Confidence in Movement-Based Game Design Facilitation: Learning From a Novice Design Facilitator
Keywords:Movement-based design, Embodiment, Facilitation, Design expertise, Exergame, Education
Several movement-based and embodied design methods have been developed to supplement existing game design methods. Facilitating movement-based design methods is a practice that most game designers must master. Facilitation involves taking on several responsibilities and roles to ensure processes and activities follow the design project's principal values. For instance, the facilitator must possess design expertise and social awareness, be a direction setter and trust builder, facilitate stage engagement and mood, energise for commitment, and maintain a playful attitude. The many responsibilities and significant involvement will inevitably affect the facilitator, who enters an affective state facilitating the design activities. Through a phenomenological comparative analysis, this study explores how novice versus experienced facilitators perceive the emotion of confidence and its implications on the facilitation process. This analysis is based on a single case study of a two-day movement-based sports innovation camp for 80 K-12 high school students. Empirical data were generated using a combination of observations and interviews with seven of the involved facilitators: three experienced facilitators and four novice facilitators.
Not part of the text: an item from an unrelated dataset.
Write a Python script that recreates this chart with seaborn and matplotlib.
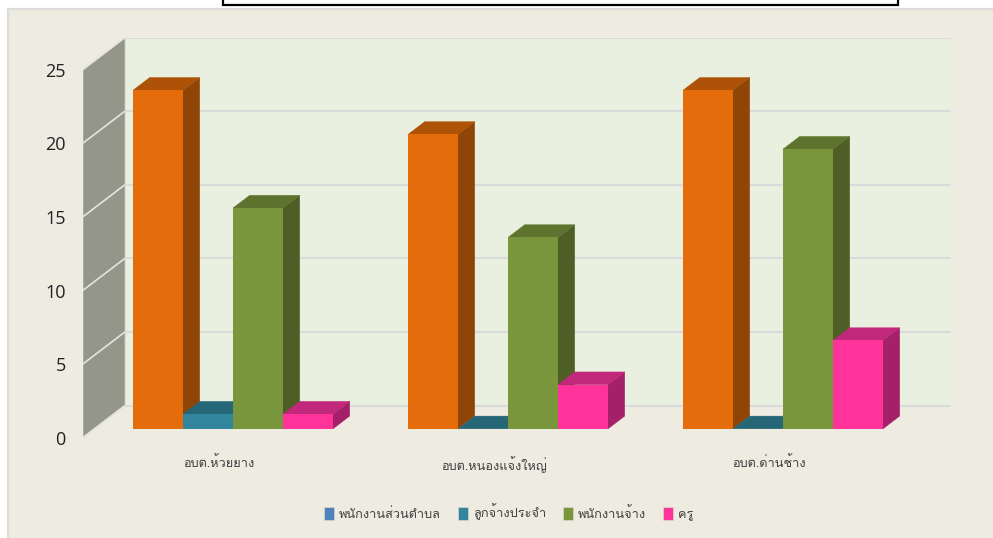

Our research indicates that facilitation can be categorised into three stages focused on (1) Structure, (2) Process, and (3) Content. Reaching the Content stages requires a high bodily involvement closely linked to the facilitator’s confidence level, which we partially interpret as determined by the courage to use one’s body as a facilitation resource. Thus, the facilitation Process depends not only on the facilitator's level of expertise but also on confidence level and courage. Consequently, we recommend thorough preparation for each facilitation stage to support the facilitator's confidence. Structure: Outline a detailed playbook, organise the physical space and prepare necessary materials. Process: Prepare strategies for providing guidance and feedback. Content: Implement Movement-Modifiers and participate in warm-up activities.